L'ouvrage est cependant gênant. Nadine Fresco s'attache trop à disséquer cette vie pour en trouver le sésame. "Fabrication d'un antisémite" ressemble trop à une démonstration mathématique pour être totalement convainquant. La vie d'un homme permet-elle d'aboutir à une telle déduction ? L'existence d'un homme qui a vécu entre 1906 et 1967 précède-t-elle totalement l'essence de l'individu Rassinier ?... L'affirmative est aussi réductrice que son contraire naïf et romantique. Il n'empêche...

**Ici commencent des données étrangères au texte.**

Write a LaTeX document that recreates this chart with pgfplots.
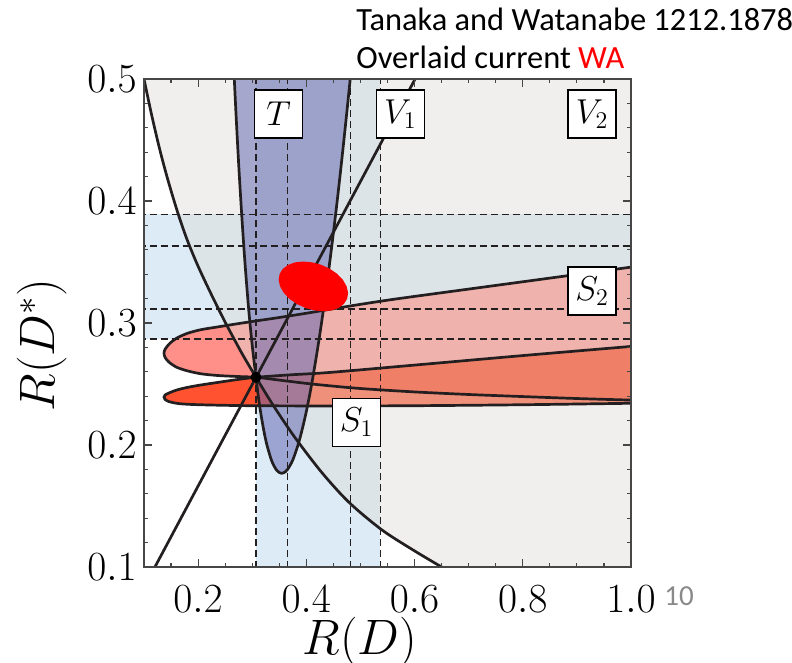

Par delà ce vieux débat sur l'inné et l'acquis, une autre question se pose après lecture de cet ouvrage. Nadine Fresco n'a pas répondu à la question de savoir comme l'on devient antisémite, mais à celle de la fabrication de cet antisémitisme chez Paul Rassinier, homme particulier, au parcours et à la vie suffisamment singuliers pour que l'équation ait une réponse tout autre chez d'autres antisémites notoires. Pour ne rester qu'en France, Maurras et tous les hommes de sa nébuleuse d'Action Française, Céline, auteur de pamphlets époustouflants, Brasillach, Drieu La Rochelle, Rebatet et tant d'autres, exigeraient de même des enquêtes interminables pour identifier leur haine du juif. Opportunisme, air du temps, convictions profondes, éducation religieuse, aléas de la vie, propagande, ou, tout simplement, bêtise humaine ?... La toile des causalités est telle qu'elle semble ne pas pouvoir accepter d'explication mathématique, aussi riche et méticuleusement menée que l'enquête historienne puisse être. Il ne saurait y avoir de déduction si forte pour expliquer la vie d'un homme.

Néanmoins, avec Comment l'idée vint à monsieur Rassinier de Florent Brayart (1996), qui lui s'intéresse plus particulièrement aux textes, Fabrication d'un antisémite de Nadine Fresco est un ouvrage stimulant qui participe à la compréhension de cette énigme antisémite, et un admirable travail d'historien.